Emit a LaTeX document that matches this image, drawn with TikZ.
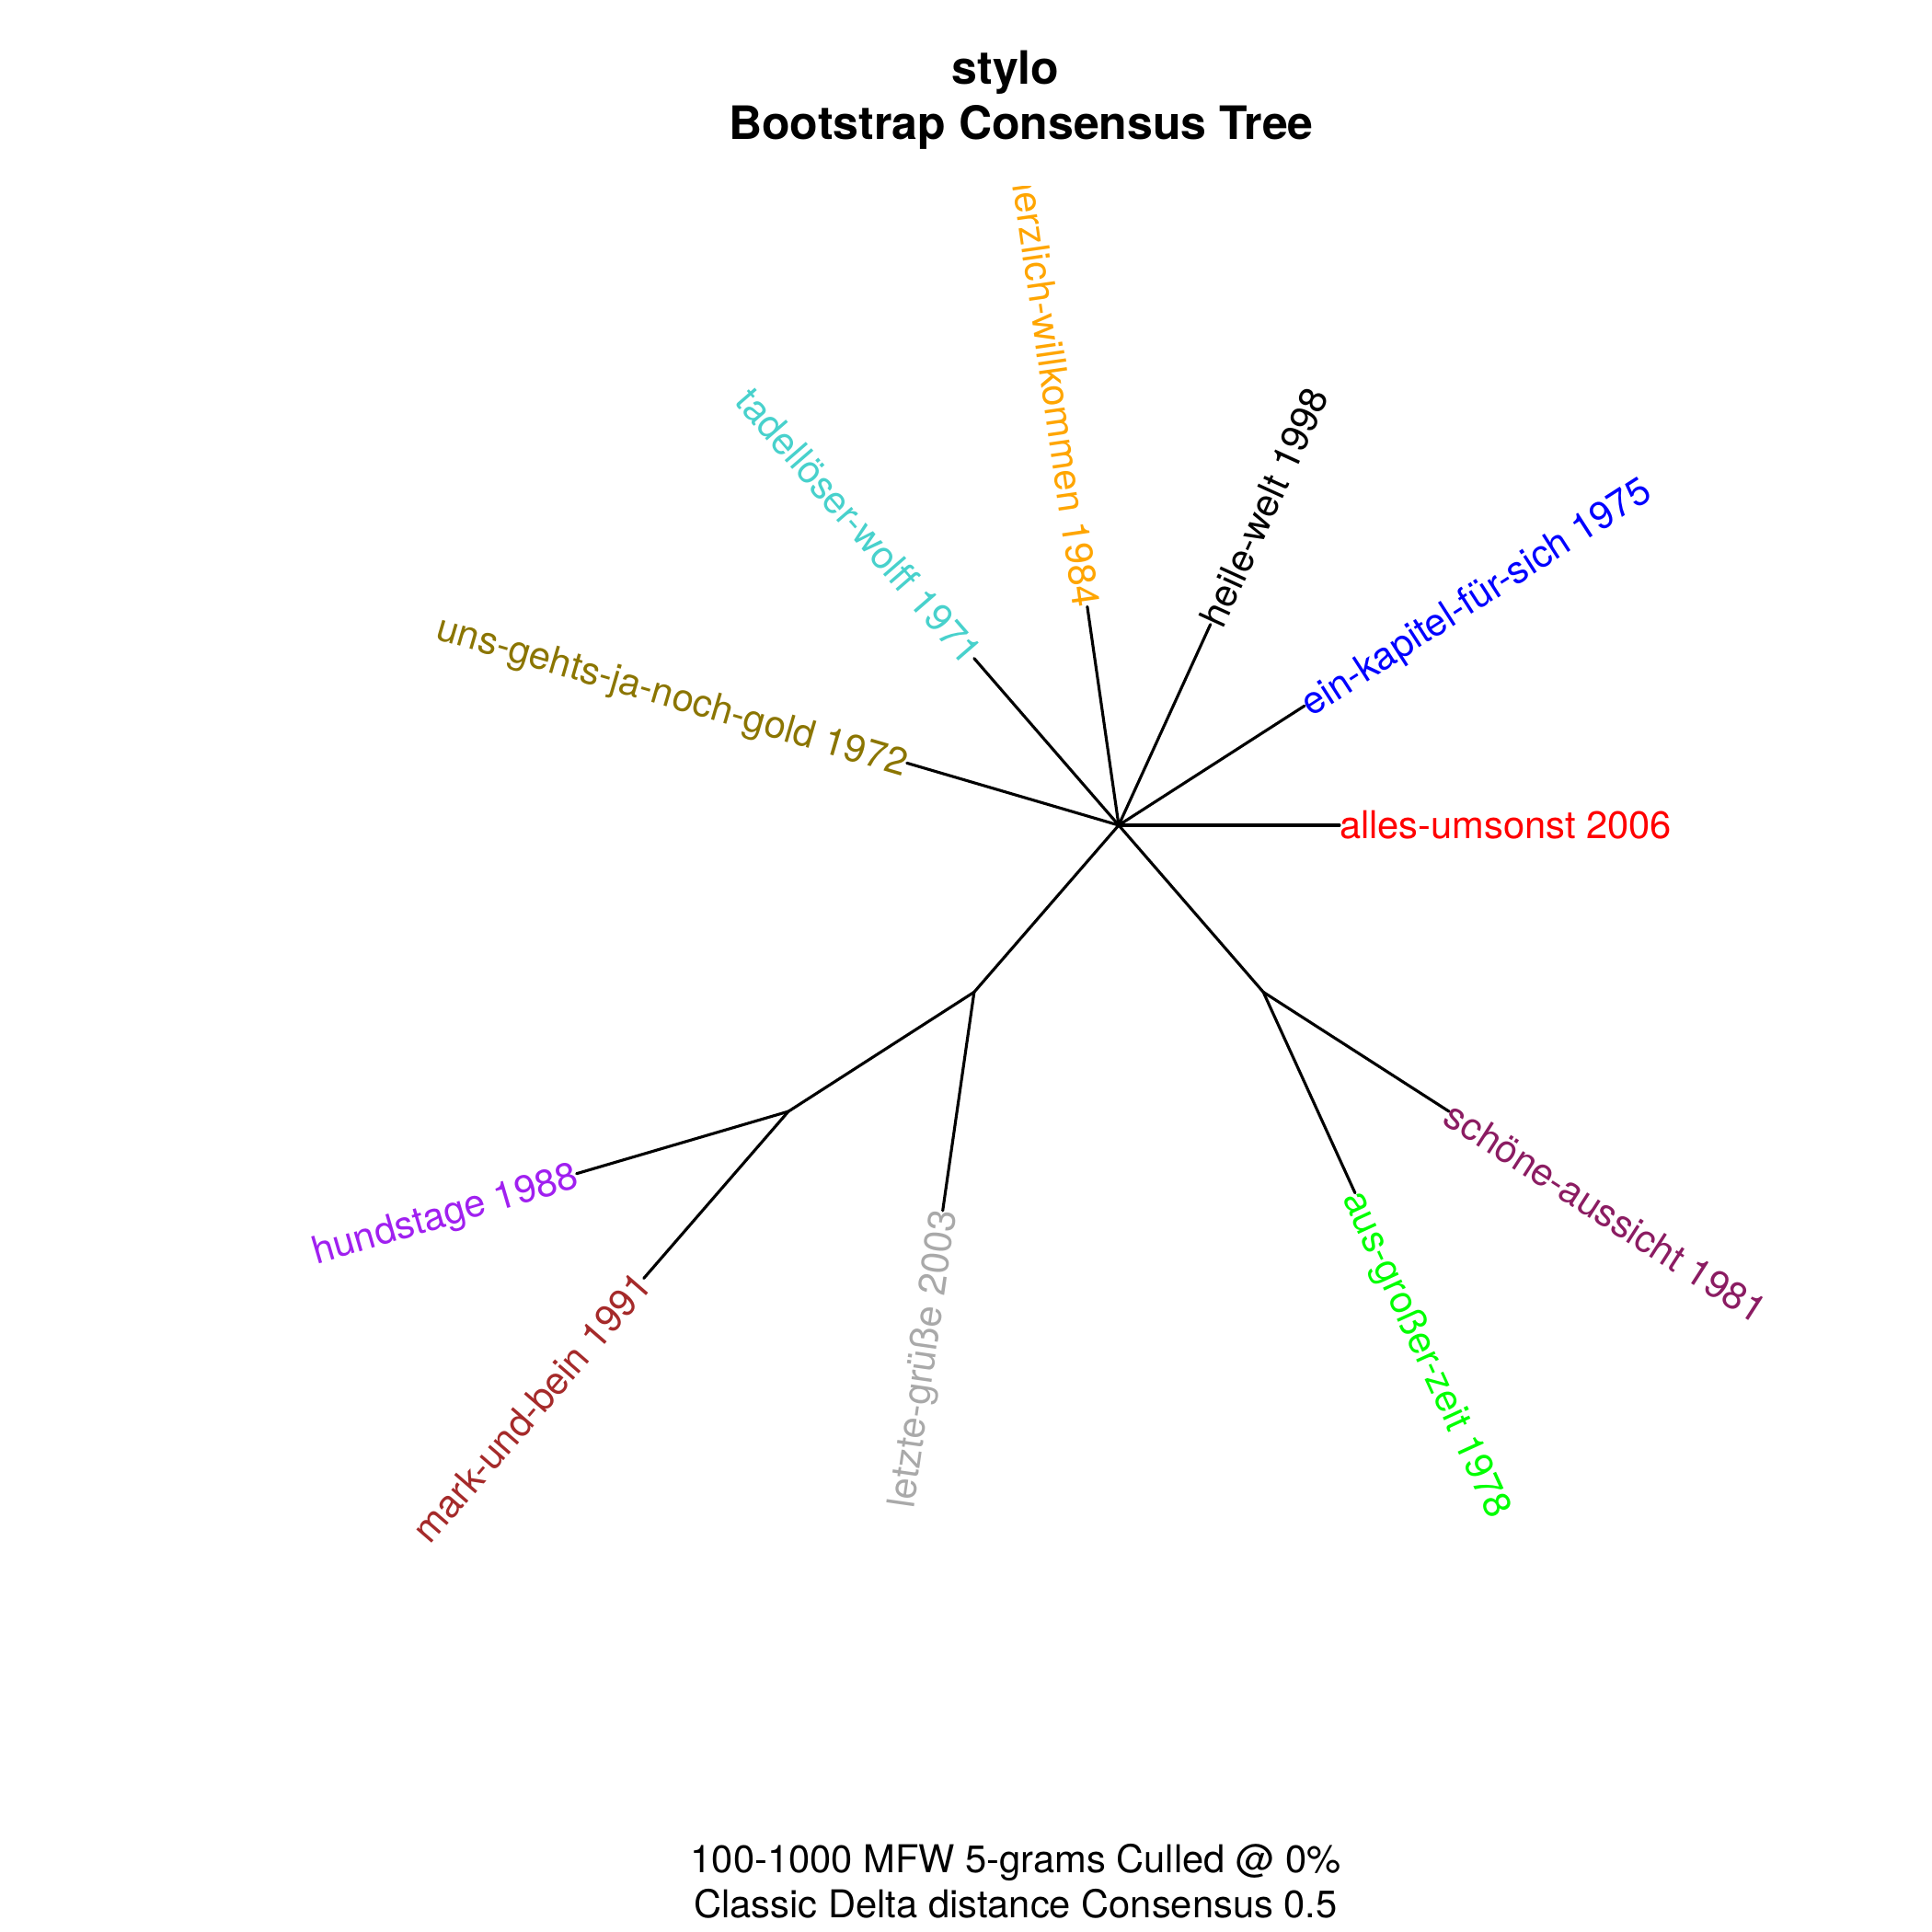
\documentclass[tikz,border=0pt]{standalone}
\usepackage{fontspec}
\setmainfont{TeX Gyre Heros}
\usetikzlibrary{calc}
\definecolor{cred}{HTML}{FF0000}
\definecolor{cblue}{HTML}{0000FF}
\definecolor{corange}{HTML}{FFA500}
\definecolor{cturq}{HTML}{48D1CC}
\definecolor{cgold}{HTML}{8B7500}
\definecolor{cpurple}{HTML}{A020F0}
\definecolor{cbrown}{HTML}{A52A2A}
\definecolor{cgrey}{HTML}{A9A9A9}
\definecolor{cgreen}{HTML}{00FF00}
\definecolor{cmaroon}{HTML}{8B1C62}
\begin{document}
\begin{tikzpicture}[x=0.24pt,y=0.24pt,
  branch/.style={line width=0.75pt, line cap=round, line join=round},
  lab/.style={inner sep=0pt, outer sep=0pt, text height=7.18pt, text depth=0pt, font=\fontsize{10}{12}\selectfont},
  labR/.style={lab, anchor=west},
  labL/.style={lab, anchor=east},
  ttl/.style={inner sep=0pt, anchor=base, font=\fontsize{12}{14.4}\selectfont\bfseries},
  sub/.style={inner sep=0pt, anchor=base, font=\fontsize{10}{12}\selectfont}]
\useasboundingbox (0,0) rectangle (2100,2100);
% tree geometry (equal-angle layout, unit branch length)
\coordinate (root) at (1216,1203);
\coordinate (t0) at ($(root)+(0:240)$);
\coordinate (t1) at ($(root)+(32.727:240)$);
\coordinate (t2) at ($(root)+(65.455:240)$);
\coordinate (t3) at ($(root)+(98.182:240)$);
\coordinate (t4) at ($(root)+(130.909:240)$);
\coordinate (t5) at ($(root)+(163.636:240)$);
\coordinate (n1) at ($(root)+(229.091:240)$);
\coordinate (n2) at ($(n1)+(212.727:240)$);
\coordinate (t6) at ($(n2)+(196.364:240)$);
\coordinate (t7) at ($(n2)+(229.091:240)$);
\coordinate (t8) at ($(n1)+(261.818:240)$);
\coordinate (n3) at ($(root)+(310.909:240)$);
\coordinate (t9) at ($(n3)+(294.545:240)$);
\coordinate (t10) at ($(n3)+(327.273:240)$);
% branches
\draw[branch] (root) -- (t0);
\draw[branch] (root) -- (t1);
\draw[branch] (root) -- (t2);
\draw[branch] (root) -- (t3);
\draw[branch] (root) -- (t4);
\draw[branch] (root) -- (t5);
\draw[branch] (root) -- (n1);
\draw[branch] (n1) -- (n2);
\draw[branch] (n2) -- (t6);
\draw[branch] (n2) -- (t7);
\draw[branch] (n1) -- (t8);
\draw[branch] (root) -- (n3);
\draw[branch] (n3) -- (t9);
\draw[branch] (n3) -- (t10);
% labels (clipped to the plot region)
\begin{scope}
\clip (0,0) rectangle (2100,1897);
\node[labR, rotate=0, text=cred] (l0) at (t0) {alles-umsonst 2006};
\node[labR, rotate=32.727, text=cblue] (l1) at (t1) {ein-kapitel-für-sich 1975};
\node[labR, rotate=65.455, text=black] (l2) at (t2) {heile-welt 1998};
\node[labL, rotate=-81.818, text=corange] (l3) at (t3) {herzlich-willkommen 1984};
\node[labL, rotate=-49.091, text=cturq] (l4) at (t4) {tadellöser-wolff 1971};
\node[labL, rotate=-16.364, text=cgold] (l5) at (t5) {uns-gehts-ja-noch-gold 1972};
\node[labL, rotate=16.364, text=cpurple] (l6) at (t6) {hundstage 1988};
\node[labL, rotate=49.091, text=cbrown] (l7) at (t7) {mark-und-bein 1991};
\node[labL, rotate=81.818, text=cgrey] (l8) at (t8) {letzte-grüße 2003};
\node[labR, rotate=-65.455, text=cgreen] (l9) at (t9) {aus-großer-zeit 1978};
\node[labR, rotate=-32.727, text=cmaroon] (l10) at (t10) {schöne-aussicht 1981};
\end{scope}
% titles
\node[ttl] (title1) at (1093,2008) {stylo};
\node[ttl] (title2) at (1110,1948) {Bootstrap Consensus Tree};
\node[sub] (sub1) at (1104,65) {100-1000 MFW 5-grams Culled @ 0\%};
\node[sub] (sub2) at (1104,15) {Classic Delta distance Consensus 0.5};
\end{tikzpicture}
\end{document}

= = =

(Task) Without the pictures, repeat the listing above exactly.

(Finished exercise)
Emit a LaTeX document that matches this image, drawn with TikZ.
\documentclass[tikz,border=0pt]{standalone}
\usepackage{fontspec}
\setmainfont{TeX Gyre Heros}
\usetikzlibrary{calc}
\definecolor{cred}{HTML}{FF0000}
\definecolor{cblue}{HTML}{0000FF}
\definecolor{corange}{HTML}{FFA500}
\definecolor{cturq}{HTML}{48D1CC}
\definecolor{cgold}{HTML}{8B7500}
\definecolor{cpurple}{HTML}{A020F0}
\definecolor{cbrown}{HTML}{A52A2A}
\definecolor{cgrey}{HTML}{A9A9A9}
\definecolor{cgreen}{HTML}{00FF00}
\definecolor{cmaroon}{HTML}{8B1C62}
\begin{document}
\begin{tikzpicture}[x=0.24pt,y=0.24pt,
  branch/.style={line width=0.75pt, line cap=round, line join=round},
  lab/.style={inner sep=0pt, outer sep=0pt, text height=7.18pt, text depth=0pt, font=\fontsize{10}{12}\selectfont},
  labR/.style={lab, anchor=west},
  labL/.style={lab, anchor=east},
  ttl/.style={inner sep=0pt, anchor=base, font=\fontsize{12}{14.4}\selectfont\bfseries},
  sub/.style={inner sep=0pt, anchor=base, font=\fontsize{10}{12}\selectfont}]
\useasboundingbox (0,0) rectangle (2100,2100);
% tree geometry (equal-angle layout, unit branch length)
\coordinate (root) at (1216,1203);
\coordinate (t0) at ($(root)+(0:240)$);
\coordinate (t1) at ($(root)+(32.727:240)$);
\coordinate (t2) at ($(root)+(65.455:240)$);
\coordinate (t3) at ($(root)+(98.182:240)$);
\coordinate (t4) at ($(root)+(130.909:240)$);
\coordinate (t5) at ($(root)+(163.636:240)$);
\coordinate (n1) at ($(root)+(229.091:240)$);
\coordinate (n2) at ($(n1)+(212.727:240)$);
\coordinate (t6) at ($(n2)+(196.364:240)$);
\coordinate (t7) at ($(n2)+(229.091:240)$);
\coordinate (t8) at ($(n1)+(261.818:240)$);
\coordinate (n3) at ($(root)+(310.909:240)$);
\coordinate (t9) at ($(n3)+(294.545:240)$);
\coordinate (t10) at ($(n3)+(327.273:240)$);
% branches
\draw[branch] (root) -- (t0);
\draw[branch] (root) -- (t1);
\draw[branch] (root) -- (t2);
\draw[branch] (root) -- (t3);
\draw[branch] (root) -- (t4);
\draw[branch] (root) -- (t5);
\draw[branch] (root) -- (n1);
\draw[branch] (n1) -- (n2);
\draw[branch] (n2) -- (t6);
\draw[branch] (n2) -- (t7);
\draw[branch] (n1) -- (t8);
\draw[branch] (root) -- (n3);
\draw[branch] (n3) -- (t9);
\draw[branch] (n3) -- (t10);
% labels (clipped to the plot region)
\begin{scope}
\clip (0,0) rectangle (2100,1897);
\node[labR, rotate=0, text=cred] (l0) at (t0) {alles-umsonst 2006};
\node[labR, rotate=32.727, text=cblue] (l1) at (t1) {ein-kapitel-für-sich 1975};
\node[labR, rotate=65.455, text=black] (l2) at (t2) {heile-welt 1998};
\node[labL, rotate=-81.818, text=corange] (l3) at (t3) {herzlich-willkommen 1984};
\node[labL, rotate=-49.091, text=cturq] (l4) at (t4) {tadellöser-wolff 1971};
\node[labL, rotate=-16.364, text=cgold] (l5) at (t5) {uns-gehts-ja-noch-gold 1972};
\node[labL, rotate=16.364, text=cpurple] (l6) at (t6) {hundstage 1988};
\node[labL, rotate=49.091, text=cbrown] (l7) at (t7) {mark-und-bein 1991};
\node[labL, rotate=81.818, text=cgrey] (l8) at (t8) {letzte-grüße 2003};
\node[labR, rotate=-65.455, text=cgreen] (l9) at (t9) {aus-großer-zeit 1978};
\node[labR, rotate=-32.727, text=cmaroon] (l10) at (t10) {schöne-aussicht 1981};
\end{scope}
% titles
\node[ttl] (title1) at (1093,2008) {stylo};
\node[ttl] (title2) at (1110,1948) {Bootstrap Consensus Tree};
\node[sub] (sub1) at (1104,65) {100-1000 MFW 5-grams Culled @ 0\%};
\node[sub] (sub2) at (1104,15) {Classic Delta distance Consensus 0.5};
\end{tikzpicture}
\end{document}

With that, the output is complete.